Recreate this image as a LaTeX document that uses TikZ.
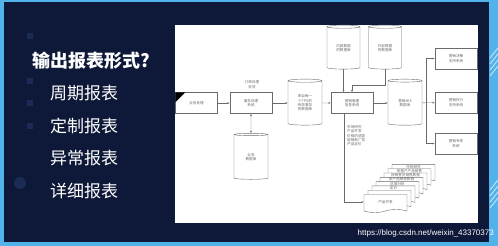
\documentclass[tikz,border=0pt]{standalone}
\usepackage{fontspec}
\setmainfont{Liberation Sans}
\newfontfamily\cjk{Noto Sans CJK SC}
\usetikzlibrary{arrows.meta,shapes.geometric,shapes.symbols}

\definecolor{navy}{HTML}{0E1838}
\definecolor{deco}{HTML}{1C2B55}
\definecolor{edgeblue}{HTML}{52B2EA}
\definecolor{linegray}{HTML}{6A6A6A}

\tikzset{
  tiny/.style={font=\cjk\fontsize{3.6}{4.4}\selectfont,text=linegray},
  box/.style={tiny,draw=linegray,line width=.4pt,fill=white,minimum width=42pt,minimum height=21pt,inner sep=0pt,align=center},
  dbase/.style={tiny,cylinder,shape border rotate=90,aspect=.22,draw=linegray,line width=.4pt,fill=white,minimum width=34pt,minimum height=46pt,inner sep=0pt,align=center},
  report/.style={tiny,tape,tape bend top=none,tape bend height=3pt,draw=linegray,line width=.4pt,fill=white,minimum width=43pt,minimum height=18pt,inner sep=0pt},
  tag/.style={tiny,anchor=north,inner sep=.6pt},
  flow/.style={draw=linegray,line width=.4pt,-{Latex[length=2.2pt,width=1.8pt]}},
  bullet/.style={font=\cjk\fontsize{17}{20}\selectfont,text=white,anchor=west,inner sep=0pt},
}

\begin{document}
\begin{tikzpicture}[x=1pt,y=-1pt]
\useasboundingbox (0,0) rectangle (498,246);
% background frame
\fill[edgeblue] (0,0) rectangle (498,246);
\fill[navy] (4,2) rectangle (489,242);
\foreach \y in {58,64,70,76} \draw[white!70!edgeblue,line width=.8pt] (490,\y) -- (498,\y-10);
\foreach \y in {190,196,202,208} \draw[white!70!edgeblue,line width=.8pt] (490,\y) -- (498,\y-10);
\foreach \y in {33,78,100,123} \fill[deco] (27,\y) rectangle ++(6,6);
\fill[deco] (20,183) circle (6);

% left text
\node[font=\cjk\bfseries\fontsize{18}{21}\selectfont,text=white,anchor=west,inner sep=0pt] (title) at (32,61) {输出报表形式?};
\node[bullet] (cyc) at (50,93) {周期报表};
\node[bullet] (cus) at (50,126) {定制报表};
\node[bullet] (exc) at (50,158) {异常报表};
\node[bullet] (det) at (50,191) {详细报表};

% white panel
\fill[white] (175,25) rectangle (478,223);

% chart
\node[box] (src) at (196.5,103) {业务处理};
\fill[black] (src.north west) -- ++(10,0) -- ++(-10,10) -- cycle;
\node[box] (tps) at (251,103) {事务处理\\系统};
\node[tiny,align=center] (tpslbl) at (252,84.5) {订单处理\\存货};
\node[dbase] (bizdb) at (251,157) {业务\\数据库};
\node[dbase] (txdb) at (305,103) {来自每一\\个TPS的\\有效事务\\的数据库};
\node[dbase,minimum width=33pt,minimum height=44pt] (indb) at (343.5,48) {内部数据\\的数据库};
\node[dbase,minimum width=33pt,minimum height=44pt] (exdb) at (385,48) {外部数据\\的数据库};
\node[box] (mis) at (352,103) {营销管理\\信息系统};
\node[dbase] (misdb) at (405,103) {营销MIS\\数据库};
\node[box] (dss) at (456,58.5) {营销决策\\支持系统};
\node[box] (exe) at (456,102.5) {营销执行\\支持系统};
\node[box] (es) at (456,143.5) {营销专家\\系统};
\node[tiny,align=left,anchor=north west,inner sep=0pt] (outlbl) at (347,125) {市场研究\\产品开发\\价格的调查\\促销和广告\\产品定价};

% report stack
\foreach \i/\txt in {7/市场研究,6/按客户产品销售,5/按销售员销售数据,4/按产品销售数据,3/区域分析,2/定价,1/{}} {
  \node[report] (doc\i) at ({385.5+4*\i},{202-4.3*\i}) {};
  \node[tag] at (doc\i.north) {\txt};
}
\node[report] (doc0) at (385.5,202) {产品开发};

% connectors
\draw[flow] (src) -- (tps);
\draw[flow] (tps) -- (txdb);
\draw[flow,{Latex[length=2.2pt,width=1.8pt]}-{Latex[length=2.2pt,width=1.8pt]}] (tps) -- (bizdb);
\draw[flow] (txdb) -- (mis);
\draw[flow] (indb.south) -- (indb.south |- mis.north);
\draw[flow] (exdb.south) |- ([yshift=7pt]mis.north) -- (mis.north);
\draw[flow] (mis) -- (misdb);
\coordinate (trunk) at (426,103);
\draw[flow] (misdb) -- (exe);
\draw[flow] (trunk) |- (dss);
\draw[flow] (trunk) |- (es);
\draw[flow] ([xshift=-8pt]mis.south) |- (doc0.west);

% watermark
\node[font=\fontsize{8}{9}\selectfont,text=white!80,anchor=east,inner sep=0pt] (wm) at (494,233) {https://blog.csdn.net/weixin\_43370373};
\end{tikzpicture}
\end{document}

========

■ **Aim**
Return the listing above in full and without alteration, excluding its pictures.

■ **Task output**
Recreate this image as a LaTeX document that uses TikZ.
\documentclass[tikz,border=0pt]{standalone}
\usepackage{fontspec}
\setmainfont{Liberation Sans}
\newfontfamily\cjk{Noto Sans CJK SC}
\usetikzlibrary{arrows.meta,shapes.geometric,shapes.symbols}

\definecolor{navy}{HTML}{0E1838}
\definecolor{deco}{HTML}{1C2B55}
\definecolor{edgeblue}{HTML}{52B2EA}
\definecolor{linegray}{HTML}{6A6A6A}

\tikzset{
  tiny/.style={font=\cjk\fontsize{3.6}{4.4}\selectfont,text=linegray},
  box/.style={tiny,draw=linegray,line width=.4pt,fill=white,minimum width=42pt,minimum height=21pt,inner sep=0pt,align=center},
  dbase/.style={tiny,cylinder,shape border rotate=90,aspect=.22,draw=linegray,line width=.4pt,fill=white,minimum width=34pt,minimum height=46pt,inner sep=0pt,align=center},
  report/.style={tiny,tape,tape bend top=none,tape bend height=3pt,draw=linegray,line width=.4pt,fill=white,minimum width=43pt,minimum height=18pt,inner sep=0pt},
  tag/.style={tiny,anchor=north,inner sep=.6pt},
  flow/.style={draw=linegray,line width=.4pt,-{Latex[length=2.2pt,width=1.8pt]}},
  bullet/.style={font=\cjk\fontsize{17}{20}\selectfont,text=white,anchor=west,inner sep=0pt},
}

\begin{document}
\begin{tikzpicture}[x=1pt,y=-1pt]
\useasboundingbox (0,0) rectangle (498,246);
% background frame
\fill[edgeblue] (0,0) rectangle (498,246);
\fill[navy] (4,2) rectangle (489,242);
\foreach \y in {58,64,70,76} \draw[white!70!edgeblue,line width=.8pt] (490,\y) -- (498,\y-10);
\foreach \y in {190,196,202,208} \draw[white!70!edgeblue,line width=.8pt] (490,\y) -- (498,\y-10);
\foreach \y in {33,78,100,123} \fill[deco] (27,\y) rectangle ++(6,6);
\fill[deco] (20,183) circle (6);

% left text
\node[font=\cjk\bfseries\fontsize{18}{21}\selectfont,text=white,anchor=west,inner sep=0pt] (title) at (32,61) {输出报表形式?};
\node[bullet] (cyc) at (50,93) {周期报表};
\node[bullet] (cus) at (50,126) {定制报表};
\node[bullet] (exc) at (50,158) {异常报表};
\node[bullet] (det) at (50,191) {详细报表};

% white panel
\fill[white] (175,25) rectangle (478,223);

% chart
\node[box] (src) at (196.5,103) {业务处理};
\fill[black] (src.north west) -- ++(10,0) -- ++(-10,10) -- cycle;
\node[box] (tps) at (251,103) {事务处理\\系统};
\node[tiny,align=center] (tpslbl) at (252,84.5) {订单处理\\存货};
\node[dbase] (bizdb) at (251,157) {业务\\数据库};
\node[dbase] (txdb) at (305,103) {来自每一\\个TPS的\\有效事务\\的数据库};
\node[dbase,minimum width=33pt,minimum height=44pt] (indb) at (343.5,48) {内部数据\\的数据库};
\node[dbase,minimum width=33pt,minimum height=44pt] (exdb) at (385,48) {外部数据\\的数据库};
\node[box] (mis) at (352,103) {营销管理\\信息系统};
\node[dbase] (misdb) at (405,103) {营销MIS\\数据库};
\node[box] (dss) at (456,58.5) {营销决策\\支持系统};
\node[box] (exe) at (456,102.5) {营销执行\\支持系统};
\node[box] (es) at (456,143.5) {营销专家\\系统};
\node[tiny,align=left,anchor=north west,inner sep=0pt] (outlbl) at (347,125) {市场研究\\产品开发\\价格的调查\\促销和广告\\产品定价};

% report stack
\foreach \i/\txt in {7/市场研究,6/按客户产品销售,5/按销售员销售数据,4/按产品销售数据,3/区域分析,2/定价,1/{}} {
  \node[report] (doc\i) at ({385.5+4*\i},{202-4.3*\i}) {};
  \node[tag] at (doc\i.north) {\txt};
}
\node[report] (doc0) at (385.5,202) {产品开发};

% connectors
\draw[flow] (src) -- (tps);
\draw[flow] (tps) -- (txdb);
\draw[flow,{Latex[length=2.2pt,width=1.8pt]}-{Latex[length=2.2pt,width=1.8pt]}] (tps) -- (bizdb);
\draw[flow] (txdb) -- (mis);
\draw[flow] (indb.south) -- (indb.south |- mis.north);
\draw[flow] (exdb.south) |- ([yshift=7pt]mis.north) -- (mis.north);
\draw[flow] (mis) -- (misdb);
\coordinate (trunk) at (426,103);
\draw[flow] (misdb) -- (exe);
\draw[flow] (trunk) |- (dss);
\draw[flow] (trunk) |- (es);
\draw[flow] ([xshift=-8pt]mis.south) |- (doc0.west);

% watermark
\node[font=\fontsize{8}{9}\selectfont,text=white!80,anchor=east,inner sep=0pt] (wm) at (494,233) {https://blog.csdn.net/weixin\_43370373};
\end{tikzpicture}
\end{document}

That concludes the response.